══ MATERIAL SHOWN ══
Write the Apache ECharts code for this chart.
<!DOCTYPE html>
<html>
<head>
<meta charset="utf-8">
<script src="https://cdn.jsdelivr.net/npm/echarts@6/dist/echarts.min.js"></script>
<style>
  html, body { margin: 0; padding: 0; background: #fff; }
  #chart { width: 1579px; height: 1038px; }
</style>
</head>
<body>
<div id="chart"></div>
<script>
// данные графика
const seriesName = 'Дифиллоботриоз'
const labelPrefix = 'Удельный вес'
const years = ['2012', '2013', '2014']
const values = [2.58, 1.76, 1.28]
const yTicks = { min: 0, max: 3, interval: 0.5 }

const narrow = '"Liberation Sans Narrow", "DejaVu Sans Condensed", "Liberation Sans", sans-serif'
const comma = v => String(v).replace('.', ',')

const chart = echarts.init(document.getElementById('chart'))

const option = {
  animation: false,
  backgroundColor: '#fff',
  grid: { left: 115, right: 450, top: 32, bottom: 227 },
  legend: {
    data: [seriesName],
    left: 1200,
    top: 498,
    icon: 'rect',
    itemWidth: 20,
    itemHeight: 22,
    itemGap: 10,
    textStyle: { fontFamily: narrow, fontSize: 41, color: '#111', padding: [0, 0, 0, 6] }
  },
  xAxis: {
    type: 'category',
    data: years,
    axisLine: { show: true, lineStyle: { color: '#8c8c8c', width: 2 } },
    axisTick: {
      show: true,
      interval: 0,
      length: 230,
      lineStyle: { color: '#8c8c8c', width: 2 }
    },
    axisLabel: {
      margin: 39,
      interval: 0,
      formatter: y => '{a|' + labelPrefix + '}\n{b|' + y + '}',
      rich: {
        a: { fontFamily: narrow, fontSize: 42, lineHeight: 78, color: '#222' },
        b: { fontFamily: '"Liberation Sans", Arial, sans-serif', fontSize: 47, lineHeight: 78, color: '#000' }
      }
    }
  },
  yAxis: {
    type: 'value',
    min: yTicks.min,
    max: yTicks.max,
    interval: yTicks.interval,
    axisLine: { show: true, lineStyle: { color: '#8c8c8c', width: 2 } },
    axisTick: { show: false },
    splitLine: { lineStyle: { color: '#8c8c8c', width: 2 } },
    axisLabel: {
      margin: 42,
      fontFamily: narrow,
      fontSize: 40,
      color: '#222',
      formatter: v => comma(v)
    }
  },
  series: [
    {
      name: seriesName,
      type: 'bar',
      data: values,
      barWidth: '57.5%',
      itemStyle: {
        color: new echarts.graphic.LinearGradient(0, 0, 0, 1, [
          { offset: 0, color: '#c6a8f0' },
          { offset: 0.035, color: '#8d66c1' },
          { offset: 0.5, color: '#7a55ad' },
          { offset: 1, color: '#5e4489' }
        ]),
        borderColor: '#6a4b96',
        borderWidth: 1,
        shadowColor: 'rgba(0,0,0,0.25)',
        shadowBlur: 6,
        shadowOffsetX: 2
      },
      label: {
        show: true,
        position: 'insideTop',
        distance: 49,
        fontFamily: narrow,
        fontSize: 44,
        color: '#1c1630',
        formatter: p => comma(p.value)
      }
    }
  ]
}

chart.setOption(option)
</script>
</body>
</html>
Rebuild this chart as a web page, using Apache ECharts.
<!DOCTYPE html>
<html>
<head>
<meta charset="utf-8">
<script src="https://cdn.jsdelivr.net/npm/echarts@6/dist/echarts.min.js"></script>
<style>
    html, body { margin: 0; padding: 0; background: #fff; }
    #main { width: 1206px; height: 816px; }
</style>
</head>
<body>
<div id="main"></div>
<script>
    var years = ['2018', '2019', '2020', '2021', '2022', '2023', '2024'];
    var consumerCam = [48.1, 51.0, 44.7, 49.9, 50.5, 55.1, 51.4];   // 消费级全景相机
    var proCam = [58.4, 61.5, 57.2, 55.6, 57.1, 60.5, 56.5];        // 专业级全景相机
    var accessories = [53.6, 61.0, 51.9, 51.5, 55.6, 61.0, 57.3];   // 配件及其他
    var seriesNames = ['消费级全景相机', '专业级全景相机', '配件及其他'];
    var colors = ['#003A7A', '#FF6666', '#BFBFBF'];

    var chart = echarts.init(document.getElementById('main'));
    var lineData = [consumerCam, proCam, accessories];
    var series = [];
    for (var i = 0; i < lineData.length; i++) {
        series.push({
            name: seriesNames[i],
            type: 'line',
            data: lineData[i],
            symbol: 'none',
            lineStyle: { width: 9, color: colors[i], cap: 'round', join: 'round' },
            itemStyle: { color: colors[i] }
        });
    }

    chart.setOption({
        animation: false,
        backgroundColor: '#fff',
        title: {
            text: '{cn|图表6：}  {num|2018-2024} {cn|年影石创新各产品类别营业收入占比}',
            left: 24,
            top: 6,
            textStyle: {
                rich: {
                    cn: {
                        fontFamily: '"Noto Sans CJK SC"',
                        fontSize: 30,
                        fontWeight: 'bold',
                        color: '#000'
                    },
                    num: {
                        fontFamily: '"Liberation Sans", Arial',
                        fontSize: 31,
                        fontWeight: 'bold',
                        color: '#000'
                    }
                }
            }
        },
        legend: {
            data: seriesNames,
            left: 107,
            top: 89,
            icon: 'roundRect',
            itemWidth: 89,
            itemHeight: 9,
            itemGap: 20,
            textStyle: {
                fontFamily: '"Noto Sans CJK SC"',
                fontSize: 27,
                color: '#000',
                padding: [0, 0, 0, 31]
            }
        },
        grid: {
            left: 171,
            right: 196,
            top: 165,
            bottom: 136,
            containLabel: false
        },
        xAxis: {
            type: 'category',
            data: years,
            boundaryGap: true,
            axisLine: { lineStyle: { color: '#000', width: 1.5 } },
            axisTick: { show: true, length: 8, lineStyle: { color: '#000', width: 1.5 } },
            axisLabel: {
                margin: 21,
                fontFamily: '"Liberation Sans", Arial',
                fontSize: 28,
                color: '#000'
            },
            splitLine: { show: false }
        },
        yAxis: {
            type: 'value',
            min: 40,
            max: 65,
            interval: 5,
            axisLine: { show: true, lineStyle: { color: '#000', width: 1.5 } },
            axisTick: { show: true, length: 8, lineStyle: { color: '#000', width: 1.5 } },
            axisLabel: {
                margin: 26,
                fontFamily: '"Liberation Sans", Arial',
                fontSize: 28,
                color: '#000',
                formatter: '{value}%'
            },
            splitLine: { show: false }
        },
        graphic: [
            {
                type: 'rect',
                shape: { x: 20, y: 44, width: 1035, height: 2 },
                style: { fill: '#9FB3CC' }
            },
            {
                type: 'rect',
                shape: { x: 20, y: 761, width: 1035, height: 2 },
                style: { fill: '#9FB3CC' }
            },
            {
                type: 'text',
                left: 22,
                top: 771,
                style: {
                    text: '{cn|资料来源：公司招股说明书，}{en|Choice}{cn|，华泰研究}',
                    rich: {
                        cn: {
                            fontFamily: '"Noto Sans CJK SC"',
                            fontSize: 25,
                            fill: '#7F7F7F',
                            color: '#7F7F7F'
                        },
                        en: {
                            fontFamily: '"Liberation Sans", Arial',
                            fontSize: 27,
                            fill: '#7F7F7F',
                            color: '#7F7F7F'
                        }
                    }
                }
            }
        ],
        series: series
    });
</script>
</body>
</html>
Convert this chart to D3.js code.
═══
* [TASK BRIEF]
Return all the data exactly as given.

* [SOLUTION FOR THIS PROBLEM]
Write the Apache ECharts code for this chart.
<!DOCTYPE html>
<html>
<head>
<meta charset="utf-8">
<script src="https://cdn.jsdelivr.net/npm/echarts@6/dist/echarts.min.js"></script>
<style>
  html, body { margin: 0; padding: 0; background: #fff; }
  #chart { width: 1579px; height: 1038px; }
</style>
</head>
<body>
<div id="chart"></div>
<script>
// данные графика
const seriesName = 'Дифиллоботриоз'
const labelPrefix = 'Удельный вес'
const years = ['2012', '2013', '2014']
const values = [2.58, 1.76, 1.28]
const yTicks = { min: 0, max: 3, interval: 0.5 }

const narrow = '"Liberation Sans Narrow", "DejaVu Sans Condensed", "Liberation Sans", sans-serif'
const comma = v => String(v).replace('.', ',')

const chart = echarts.init(document.getElementById('chart'))

const option = {
  animation: false,
  backgroundColor: '#fff',
  grid: { left: 115, right: 450, top: 32, bottom: 227 },
  legend: {
    data: [seriesName],
    left: 1200,
    top: 498,
    icon: 'rect',
    itemWidth: 20,
    itemHeight: 22,
    itemGap: 10,
    textStyle: { fontFamily: narrow, fontSize: 41, color: '#111', padding: [0, 0, 0, 6] }
  },
  xAxis: {
    type: 'category',
    data: years,
    axisLine: { show: true, lineStyle: { color: '#8c8c8c', width: 2 } },
    axisTick: {
      show: true,
      interval: 0,
      length: 230,
      lineStyle: { color: '#8c8c8c', width: 2 }
    },
    axisLabel: {
      margin: 39,
      interval: 0,
      formatter: y => '{a|' + labelPrefix + '}\n{b|' + y + '}',
      rich: {
        a: { fontFamily: narrow, fontSize: 42, lineHeight: 78, color: '#222' },
        b: { fontFamily: '"Liberation Sans", Arial, sans-serif', fontSize: 47, lineHeight: 78, color: '#000' }
      }
    }
  },
  yAxis: {
    type: 'value',
    min: yTicks.min,
    max: yTicks.max,
    interval: yTicks.interval,
    axisLine: { show: true, lineStyle: { color: '#8c8c8c', width: 2 } },
    axisTick: { show: false },
    splitLine: { lineStyle: { color: '#8c8c8c', width: 2 } },
    axisLabel: {
      margin: 42,
      fontFamily: narrow,
      fontSize: 40,
      color: '#222',
      formatter: v => comma(v)
    }
  },
  series: [
    {
      name: seriesName,
      type: 'bar',
      data: values,
      barWidth: '57.5%',
      itemStyle: {
        color: new echarts.graphic.LinearGradient(0, 0, 0, 1, [
          { offset: 0, color: '#c6a8f0' },
          { offset: 0.035, color: '#8d66c1' },
          { offset: 0.5, color: '#7a55ad' },
          { offset: 1, color: '#5e4489' }
        ]),
        borderColor: '#6a4b96',
        borderWidth: 1,
        shadowColor: 'rgba(0,0,0,0.25)',
        shadowBlur: 6,
        shadowOffsetX: 2
      },
      label: {
        show: true,
        position: 'insideTop',
        distance: 49,
        fontFamily: narrow,
        fontSize: 44,
        color: '#1c1630',
        formatter: p => comma(p.value)
      }
    }
  ]
}

chart.setOption(option)
</script>
</body>
</html>
Rebuild this chart as a web page, using Apache ECharts.
<!DOCTYPE html>
<html>
<head>
<meta charset="utf-8">
<script src="https://cdn.jsdelivr.net/npm/echarts@6/dist/echarts.min.js"></script>
<style>
    html, body { margin: 0; padding: 0; background: #fff; }
    #main { width: 1206px; height: 816px; }
</style>
</head>
<body>
<div id="main"></div>
<script>
    var years = ['2018', '2019', '2020', '2021', '2022', '2023', '2024'];
    var consumerCam = [48.1, 51.0, 44.7, 49.9, 50.5, 55.1, 51.4];   // 消费级全景相机
    var proCam = [58.4, 61.5, 57.2, 55.6, 57.1, 60.5, 56.5];        // 专业级全景相机
    var accessories = [53.6, 61.0, 51.9, 51.5, 55.6, 61.0, 57.3];   // 配件及其他
    var seriesNames = ['消费级全景相机', '专业级全景相机', '配件及其他'];
    var colors = ['#003A7A', '#FF6666', '#BFBFBF'];

    var chart = echarts.init(document.getElementById('main'));
    var lineData = [consumerCam, proCam, accessories];
    var series = [];
    for (var i = 0; i < lineData.length; i++) {
        series.push({
            name: seriesNames[i],
            type: 'line',
            data: lineData[i],
            symbol: 'none',
            lineStyle: { width: 9, color: colors[i], cap: 'round', join: 'round' },
            itemStyle: { color: colors[i] }
        });
    }

    chart.setOption({
        animation: false,
        backgroundColor: '#fff',
        title: {
            text: '{cn|图表6：}  {num|2018-2024} {cn|年影石创新各产品类别营业收入占比}',
            left: 24,
            top: 6,
            textStyle: {
                rich: {
                    cn: {
                        fontFamily: '"Noto Sans CJK SC"',
                        fontSize: 30,
                        fontWeight: 'bold',
                        color: '#000'
                    },
                    num: {
                        fontFamily: '"Liberation Sans", Arial',
                        fontSize: 31,
                        fontWeight: 'bold',
                        color: '#000'
                    }
                }
            }
        },
        legend: {
            data: seriesNames,
            left: 107,
            top: 89,
            icon: 'roundRect',
            itemWidth: 89,
            itemHeight: 9,
            itemGap: 20,
            textStyle: {
                fontFamily: '"Noto Sans CJK SC"',
                fontSize: 27,
                color: '#000',
                padding: [0, 0, 0, 31]
            }
        },
        grid: {
            left: 171,
            right: 196,
            top: 165,
            bottom: 136,
            containLabel: false
        },
        xAxis: {
            type: 'category',
            data: years,
            boundaryGap: true,
            axisLine: { lineStyle: { color: '#000', width: 1.5 } },
            axisTick: { show: true, length: 8, lineStyle: { color: '#000', width: 1.5 } },
            axisLabel: {
                margin: 21,
                fontFamily: '"Liberation Sans", Arial',
                fontSize: 28,
                color: '#000'
            },
            splitLine: { show: false }
        },
        yAxis: {
            type: 'value',
            min: 40,
            max: 65,
            interval: 5,
            axisLine: { show: true, lineStyle: { color: '#000', width: 1.5 } },
            axisTick: { show: true, length: 8, lineStyle: { color: '#000', width: 1.5 } },
            axisLabel: {
                margin: 26,
                fontFamily: '"Liberation Sans", Arial',
                fontSize: 28,
                color: '#000',
                formatter: '{value}%'
            },
            splitLine: { show: false }
        },
        graphic: [
            {
                type: 'rect',
                shape: { x: 20, y: 44, width: 1035, height: 2 },
                style: { fill: '#9FB3CC' }
            },
            {
                type: 'rect',
                shape: { x: 20, y: 761, width: 1035, height: 2 },
                style: { fill: '#9FB3CC' }
            },
            {
                type: 'text',
                left: 22,
                top: 771,
                style: {
                    text: '{cn|资料来源：公司招股说明书，}{en|Choice}{cn|，华泰研究}',
                    rich: {
                        cn: {
                            fontFamily: '"Noto Sans CJK SC"',
                            fontSize: 25,
                            fill: '#7F7F7F',
                            color: '#7F7F7F'
                        },
                        en: {
                            fontFamily: '"Liberation Sans", Arial',
                            fontSize: 27,
                            fill: '#7F7F7F',
                            color: '#7F7F7F'
                        }
                    }
                }
            }
        ],
        series: series
    });
</script>
</body>
</html>
Convert this chart to D3.js code.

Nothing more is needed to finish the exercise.